As mentioned above, you can't always overload an arithmetic operator as a member function - it depends on the data type of the left operand. For example, let's say I wanted to be able to use the * operator to find the product of a Rational object and an integer.
If the integer is the right operand, I can overload the operator as a method, because the method call that will be generated by the compiler is valid:
Rational r1(3, 5); // Create r1 and set it = 3/5.
Rational r2;
r2 = r1 * 5; // Generates the method call r3 = r1.operator*(5);
// Sets r2 = 15/5, which is then reduced to 3/1.
The code for this method would just be a slight variation of the code to multiply two Rational objects:
Rational Rational::operator*(int rhs) const
{
Rational result; // Declare a temporary object to hold the result.
// Multiply the numerator of the left operand by the integer, storing the
// result in result.
result.numerator = numerator * rhs;
// Reduce the result to lowest terms:
// First, find the greatest common divisor for the numerator and
// denominator of the result.
int gcd = find_gcd(result.numerator, result.denominator);
// Then, divide the numerator and denominator by the greatest common divisor.
result.numerator /= gcd;
result.denominator /= gcd;
// Return the temporary result.
return result;
}
However, if the integer is to be the left operand, overloading the operator as a member function would produce an produces an illegal function call:
Rational r1(3, 5); // Create r1 and set it = 3/5
Rational r2;
r2 = 5 * r1; // Generates the function call r3 = 5.operator*(r1);
// NOT A VALID MEMBER FUNCTION CALL, since 5 is not an
// object of the Rational class.
Overloading the operator as a standalone function does produces a valid function call though:
Rational r1(3, 5); // Create r1 and set it = 3/5.
Rational r2;
r2 = 5 * r1; // Generates the function call r3 = operator*(5, r1);
Code for the overloaded operator as a standalone function might look like this (assuming that the function is made a friend of the Rational class:
Rational operator*(int lhs, const Rational& rhs)
{
Rational result; // Declare a temporary object to hold the result.

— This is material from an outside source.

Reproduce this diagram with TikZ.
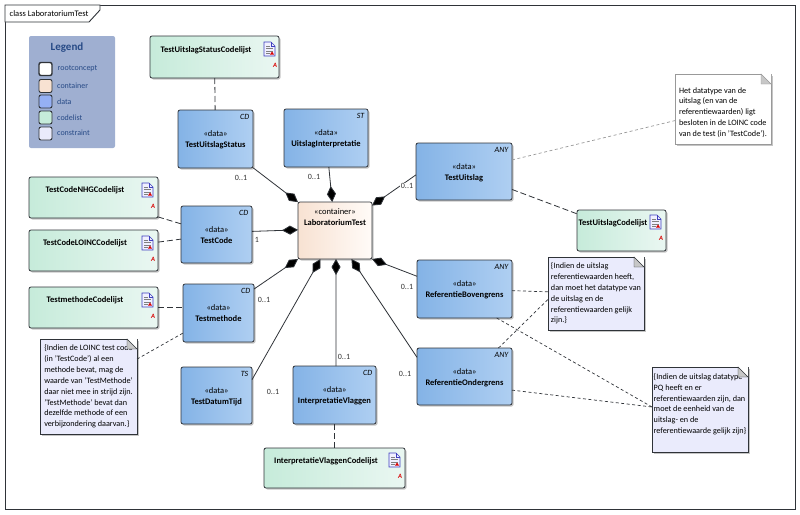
\documentclass[tikz,border=0pt]{standalone}
\usepackage{fontspec}
\setmainfont{Carlito}
\usetikzlibrary{arrows.meta,shadows}

\definecolor{datal}{HTML}{84B3E6}
\definecolor{datar}{HTML}{AFCFF2}
\definecolor{codel}{HTML}{C6EBDA}
\definecolor{coder}{HTML}{EAF7F2}
\definecolor{contl}{HTML}{F8E2D2}
\definecolor{contr}{HTML}{FFFBF8}
\definecolor{noteblue}{HTML}{EAEBFC}
\definecolor{legendbg}{HTML}{9FAFD1}
\definecolor{legendtxt}{HTML}{274A86}
\definecolor{edge}{HTML}{2F3338}

\newcommand{\notefold}[2]{
\fill [white] (#1.north east) -- ++(-10,0) -- ++(10,10) -- cycle;
\draw [#2, fill=black!22] (#1.north east) ++(-10,0) -- ++(10,10) -- ++(-10,0) -- cycle;
}

\tikzset{
  txt/.style={font=\fontsize{8.5}{10.9}\selectfont},
  bld/.style={font=\fontsize{8.5}{10.9}\selectfont\bfseries},
  box/.style={draw=edge, line width=.8pt, rounded corners=2pt, outer sep=0pt, inner sep=0pt, align=center, txt,
    drop shadow={shadow xshift=1.5pt, shadow yshift=-1.5pt, fill=black!45, opacity=.5}},
  databox/.style={box, left color=datal, right color=datar, text height=19pt, text depth=2pt},
  contbox/.style={box, left color=contl, right color=contr, text depth=26pt},
  codebox/.style={box, left color=codel, right color=coder, bld, text height=6pt, text depth=16pt,
    execute at end node={\hspace*{17pt}}},
  notebox/.style={draw=edge, line width=.8pt, outer sep=0pt, fill=noteblue, inner sep=0pt, align=left,
    font=\fontsize{8.2}{10.85}\selectfont,
    drop shadow={shadow xshift=1.5pt, shadow yshift=-1.5pt, fill=black!45, opacity=.5}},
  tagtxt/.style={font=\fontsize{8}{9}\selectfont\itshape, anchor=north east, inner xsep=3.5pt, inner ysep=4pt},
  mult/.style={font=\fontsize{8}{9}\selectfont, text=black!80, inner sep=.5pt, fill=white},
  aggr/.style={draw=edge, line width=.8pt, arrows={Diamond[length=16pt,width=9pt,fill=black]-}},
  codelink/.style={draw=edge, line width=.8pt, dash pattern=on 6pt off 3pt},
  notelink/.style={draw=edge, line width=.7pt, dash pattern=on 3pt off 2.5pt},
  swatch/.style={draw=edge, line width=.9pt, rounded corners=2pt, minimum width=13pt, minimum height=13pt, inner sep=0pt},
  legtxt/.style={font=\fontsize{8}{9}\selectfont, text=legendtxt, anchor=west, inner sep=0pt},
  docicon/.pic={
    \draw [blue!50!gray, fill=blue!6, line width=.6pt] (-11,0) -- (-4,0) -- (0,4) -- (0,14) -- (-11,14) -- cycle;
    \draw [blue!50!gray, line width=.5pt] (-4,0) -- (-4,4) -- (0,4);
    \draw [gray, line width=.5pt] (-9,4) -- (-5,4);
    \draw [gray, line width=.5pt] (-9,6.5) -- (-2,6.5);
    \draw [gray, line width=.5pt] (-9,9) -- (-2,9);
    \draw [gray, line width=.5pt] (-9,11.5) -- (-5,11.5);
    \fill [red!85!black] (-1,12.5) -- (-5,12.5) -- (-3,9.5) -- cycle;
    \node [font=\fontsize{6.5}{7}\selectfont\bfseries\itshape, text=red!85!black, inner sep=0pt] (-mark) at (0,23) {A};
  }
}

\begin{document}
\begin{tikzpicture}[x=1pt,y=-1pt]
\useasboundingbox (0,0) rectangle (800,514);

% frame
\draw [edge, line width=.9pt] (5,5) rectangle (795,509);
\draw [edge, line width=.9pt, fill=white] (5,5) -- (100,5) -- (100,10) -- (89,22) -- (5,22) -- cycle;
\node [txt, anchor=west, inner sep=0pt] (FrameTitle) at (9.5,13.5) {class LaboratoriumTest};

% legend
\node [fill=legendbg, rounded corners=2pt, minimum width=86pt, minimum height=112pt, inner sep=0pt] (Legend) at (72,92) {};
\node [font=\fontsize{11}{12}\selectfont\bfseries, text=legendtxt, inner sep=0pt] (LegendTitle) at (67,48) {Legend};
\node [swatch, fill=white, line width=1.4pt] (SwatchRoot) at (45.5,69) {};
\node [swatch, fill=contl] (SwatchCont) at (45.5,86) {};
\node [swatch, fill=datar!85!blue] (SwatchData) at (45.5,101.5) {};
\node [swatch, fill=codel] (SwatchCode) at (45.5,117.5) {};
\node [swatch, fill=noteblue] (SwatchCons) at (45.5,133.5) {};
\node [legtxt] (LegRoot) at (57.5,69) {rootconcept};
\node [legtxt] (LegCont) at (57,85.5) {container};
\node [legtxt] (LegData) at (57,101.5) {data};
\node [legtxt] (LegCode) at (57,117.5) {codelist};
\node [legtxt] (LegCons) at (57,133) {constraint};

% data
\node [contbox, minimum width=74pt, minimum height=57pt] (Lab) at (335,230.5) {«container»\\\textbf{LaboratoriumTest}};
\node [databox, minimum width=75pt, minimum height=58pt] (Status) at (215.5,139) {«data»\\\textbf{TestUitslagStatus}};
\node [databox, minimum width=84pt, minimum height=58pt] (Interpretatie) at (326,138) {«data»\\\textbf{UitslagInterpretatie}};
\node [databox, minimum width=96pt, minimum height=57pt] (Uitslag) at (464,171.5) {«data»\\\textbf{TestUitslag}};
\node [databox, minimum width=71pt, minimum height=57pt] (Code) at (216.5,234.5) {«data»\\\textbf{TestCode}};
\node [databox, minimum width=71pt, minimum height=58pt] (Methode) at (218.5,313) {«data»\\\textbf{Testmethode}};
\node [databox, minimum width=71pt, minimum height=57pt] (DatumTijd) at (216.5,395.5) {«data»\\\textbf{TestDatumTijd}};
\node [databox, minimum width=83pt, minimum height=58pt] (Vlaggen) at (334.5,395) {«data»\\\textbf{InterpretatieVlaggen}};
\node [databox, minimum width=95pt, minimum height=58pt] (Boven) at (464.5,289) {«data»\\\textbf{ReferentieBovengrens}};
\node [databox, minimum width=95pt, minimum height=57pt] (Onder) at (464.5,376.5) {«data»\\\textbf{ReferentieOndergrens}};

\node [tagtxt] (StatusTag) at (Status.north east) {CD};
\node [tagtxt] (InterpretatieTag) at (Interpretatie.north east) {ST};
\node [tagtxt] (UitslagTag) at (Uitslag.north east) {ANY};
\node [tagtxt] (CodeTag) at (Code.north east) {CD};
\node [tagtxt] (MethodeTag) at (Methode.north east) {CD};
\node [tagtxt] (DatumTijdTag) at (DatumTijd.north east) {TS};
\node [tagtxt] (VlaggenTag) at (Vlaggen.north east) {CD};
\node [tagtxt] (BovenTag) at (Boven.north east) {ANY};
\node [tagtxt] (OnderTag) at (Onder.north east) {ANY};

% codelists
\node [codebox, minimum width=129pt, minimum height=42pt] (StatusList) at (214.5,57) {TestUitslagStatusCodelijst};
\node [codebox, minimum width=129pt, minimum height=41pt] (NhgList) at (93.5,197.5) {TestCodeNHGCodelijst};
\node [codebox, minimum width=129pt, minimum height=41pt] (LoincList) at (93.5,250.5) {TestCodeLOINCCodelijst};
\node [codebox, minimum width=129pt, minimum height=41pt] (MethodeList) at (93.5,307.5) {TestmethodeCodelijst};
\node [codebox, minimum width=89pt, minimum height=41pt] (UitslagList) at (621.5,230.5) {TestUitslagCodelijst};
\node [codebox, minimum width=141pt, minimum height=40pt] (VlaggenList) at (334.5,468) {InterpretatieVlaggenCodelijst};

\pic (StatusIcon) at ([shift={(-4,6)}]StatusList.north east) {docicon};
\pic (NhgIcon) at ([shift={(-5,6)}]NhgList.north east) {docicon};
\pic (LoincIcon) at ([shift={(-5,6)}]LoincList.north east) {docicon};
\pic (MethodeIcon) at ([shift={(-5,6)}]MethodeList.north east) {docicon};
\pic (UitslagIcon) at ([shift={(-5,5)}]UitslagList.north east) {docicon};
\pic (VlaggenIcon) at ([shift={(-5,5)}]VlaggenList.north east) {docicon};

% notes
\node [notebox, draw=black!40, fill=white, minimum width=96pt, minimum height=70pt, text height=57pt, text depth=2pt] (NoteDatatype) at (723,109)
  {Het datatype van de\\uitslag (en van de\\referentiewaarden) ligt\\besloten in de LOINC code\\van de test (in 'TestCode').};
\node [notebox, minimum width=97pt, minimum height=95pt] (NoteMethode) at (88.5,386.5)
  {\{Indien de LOINC test code\\(in 'TestCode') al een\\methode bevat, mag de\\waarde van 'TestMethode'\\daar niet mee in strijd zijn.\\'TestMethode' bevat dan\\dezelfde methode of een\\verbijzondering daarvan.\}};
\node [notebox, minimum width=96pt, minimum height=73pt] (NoteGelijk) at (596,293.5)
  {\{Indien de uitslag\\referentiewaarden heeft,\\dan moet het datatype van\\de uitslag en de\\referentiewaarden gelijk\\zijn.\}};
\node [notebox, minimum width=96pt, minimum height=85pt, text depth=12pt] (NoteEenheid) at (700,409.5)
  {\{Indien de uitslag datatype\\PQ heeft en er\\referentiewaarden zijn, dan\\moet de eenheid van de\\uitslag- en de\\referentiewaarde gelijk zijn\}};

\notefold{NoteDatatype}{black!40}
\notefold{NoteMethode}{edge}
\notefold{NoteGelijk}{edge}
\notefold{NoteEenheid}{edge}

% aggregations
\draw [aggr] (Lab) -- (Status);
\draw [aggr] (Lab) -- (Interpretatie);
\draw [aggr] (Lab.34.6) -- (Uitslag.184.2);
\draw [aggr] (Lab.179.2) -- (Code.5.6);
\draw [aggr] (Lab.south west) -- (Methode.34);
\draw [aggr] (Lab.243.8) -- (DatumTijd.24.9);
\draw [aggr] (Lab.272) -- (Vlaggen.87);
\draw [aggr] (Lab.300.8) -- (Onder.158.7);
\draw [aggr] (Lab.south east) -- (Boven.165.8);

% links
\draw [codelink] (StatusList) -- (Status);
\draw [codelink] (NhgList) -- (Code);
\draw [codelink] (LoincList) -- (Code);
\draw [codelink] (MethodeList.east) -- (MethodeList.east -| Methode.west);
\draw [codelink] (Uitslag) -- (UitslagList);
\draw [codelink] (Vlaggen) -- (VlaggenList);
\draw [notelink] (NoteMethode) -- (Methode);
\draw [notelink, draw=black!40] (Uitslag) -- (NoteDatatype);
\draw [notelink] (Boven) -- (NoteGelijk);
\draw [notelink] (Onder.40.4) -- (NoteGelijk.187.7);
\draw [notelink] (Boven.318.3) -- (NoteEenheid.177);
\draw [notelink] (Onder.344.1) -- (NoteEenheid.177);

% multiplicities
\node [mult] (MultStatus) at (241,178) {0..1};
\node [mult] (MultInterpretatie) at (314,177) {0..1};
\node [mult] (MultUitslag) at (407,186) {0..1};
\node [mult] (MultCode) at (257,240) {1};
\node [mult] (MultMethode) at (264,300) {0..1};
\node [mult] (MultDatumTijd) at (273,392) {0..1};
\node [mult] (MultVlaggen) at (344,357) {0..1};
\node [mult] (MultOnder) at (405,374) {0..1};
\node [mult] (MultBoven) at (407,287) {0..1};

\end{tikzpicture}
\end{document}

// Multiply the numerator of the right operand by the integer, storing the
// result in result.
result.numerator = lhs * rhs.numerator;
// Reduce the result to lowest terms:
// First, find the greatest common divisor for the numerator and
// denominator of the result.
int gcd = find_gcd(result.numerator, result.denominator);
// Then, divide the numerator and denominator by the greatest common divisor.
result.numerator /= gcd;
result.denominator /= gcd;
// Return the temporary result.
return result;
}
Remember: you can't make an overloaded operator function a method if its left operand is not an object or is an object of a different class.